A collaboration between The University of Manchester, Edinburgh University, Essex University, Lancaster University and Leeds University with Fellowships based at Cardiff University, Queens University Belfast and The University of Salford
Changing Eating Habits: An International Comparison
Questions of sustainability and food are usually posed in terms of the environmental and social impacts of food production-or, at best, include issues of distribution and waste. Often overlooked are the habits and routines that affect what, and the way, people eat. Analysing how habits change, how they are tied to social rhythms and cultural conventions, clarifies the possibilities and pitfalls of intervening in eating practices. The research explored two instances of change. First, through interviews with 14 Anglo-French couples on both sides of the Channel, we studied the mutual adjustment of eating habits in couples where the partners originate from different culinary cultures. Second, through 60 interviews with the groceries' promoters, associates and customers, we examined changes in shopping and eating practices resulting from new forms of provision provided by community grocery shops in rural Scotland and France.
• Quite dramatic changes can take place with regard to what is actually eaten. For example, French respondents relocating to England have a tendency to reduce their consumption of meat. However, wholesale changes are rare. This is because eating habits are not discrete occurrences, but embedded in the contextualised patterns of everyday life, including factors such as forms of sociability associated with different eating events (lunch vs. dinner) and contrasts between weekday and weekend routines. Although perhaps suppressed for a time-such as when a new partner's lifestyle is embraced wholesale-patterns tend to reappear because other contextual factors remain unchanged.
• Cultural conventions play a particularly important role in reproducing eating habits. This is most starkly revealed by contrasting UK and French lunchtime practices. Conventions of sociability around eating and drinking, especially in the family and extended family, but also with friends, are also difficult to alter.
• Despite the social stakes of non-conformity being high, the research showed that some people do adopt new conventions. In these limited cases it was those with a specific interest in environmental issues where changed habits could be identified.
• In some instances people indifferent to environmental issues did change some habits in ways supporting more sustainable eating patterns. The provision of a new shop with a non-conventional supply and personalised service in France had just such an effect, although a similar scheme in Scotland did not. This can be explained by the more radical change in shopping routines required in the highly commercialised context of Scottish food retailing when contrasted to that of France, where use of the new shop resembled more an extension of, than a rupture to, existing shopping routines.

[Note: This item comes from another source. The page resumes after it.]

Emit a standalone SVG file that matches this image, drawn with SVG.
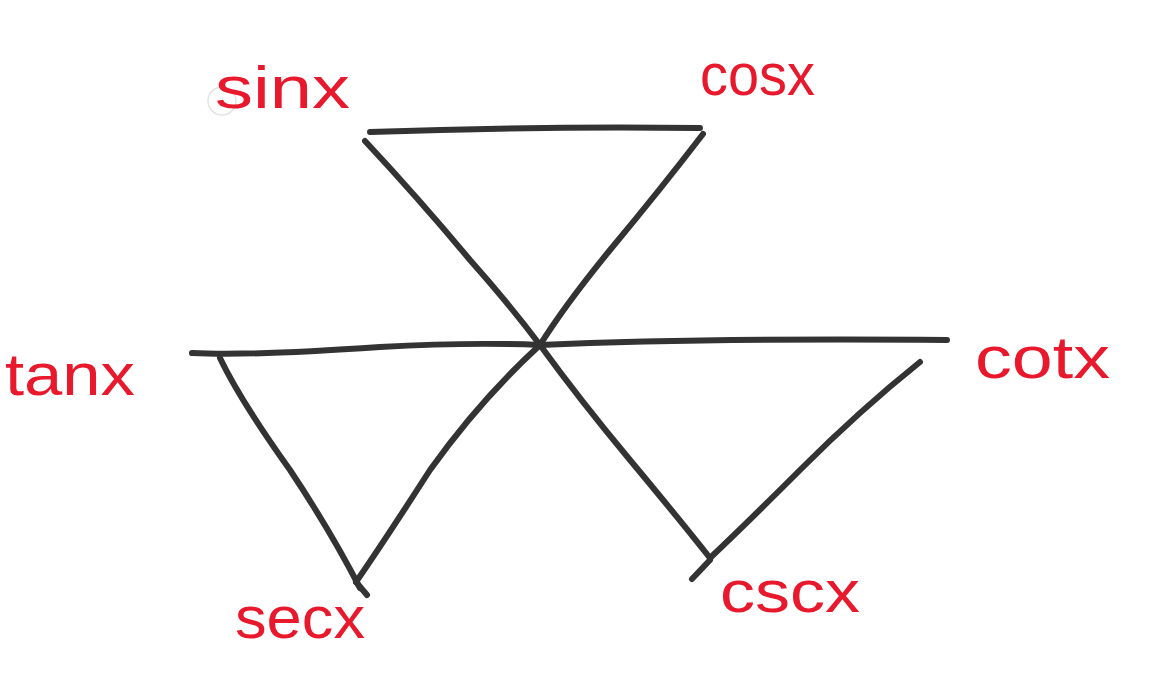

Long-term change in eating habits is a complex process, which results from a combination of social factors: new social circles; new awareness of food-related rationales (such as health or sustainability); new personal relationships or a new phase in personal relationships. All of these factors may suddenly strike a chord with latent dispositions, for example in conversion to vegetarianism. Nevertheless social relations, and the cultural conventions and collective rhythms of one's particular social circle or community, are crucially determining factors of eating habits.
New provisioning facilities, like the community shops in our case studies, appear to have a role more directly related to the promotion of sustainable food as a concern and topic of interest. In particular a key lesson from our research is that reviving local retailing, as a profession, appears to be a way for non-conventional local food networks to become accessible, especially in low income areas where otherwise options are limited.
James Gillray's 'Politeness,' London, 1790
Messages for Policy and Practice
• Habits are often presented as single and discrete-each habit being separate from every other. Such an understanding encourages approaches that seek to isolate ‘a' habit and identify one or two factors (whether attitudinal or environmental in form) to be altered, so as to provoke change. This understanding of habits underpins ‘nudge' approaches, but change in eating habits is nothing like a mechanical response to changed circumstances.• This research shows that habits are always related to each other in dynamic patterns that are shaped and configured by multiple factors and rationales associated with eating practices. New rationales, such as ‘sustainability' or ‘health', are unlikely to completely transform these patterns. At best, they may become one amongst several rationales that come to be associated with some of the contextual factors that shape eating habits.
• Our findings also show that social relationships matter crucially. So too do certain turning points in life, for example becoming a parent may evince a different rationale. However, we also find that people may return to past habits in such moments of transition- life turning-points do not necessarily result in the adoption of entirely new habits. Equally, long-term exposure to new social and cultural contexts may induce gradual conversion.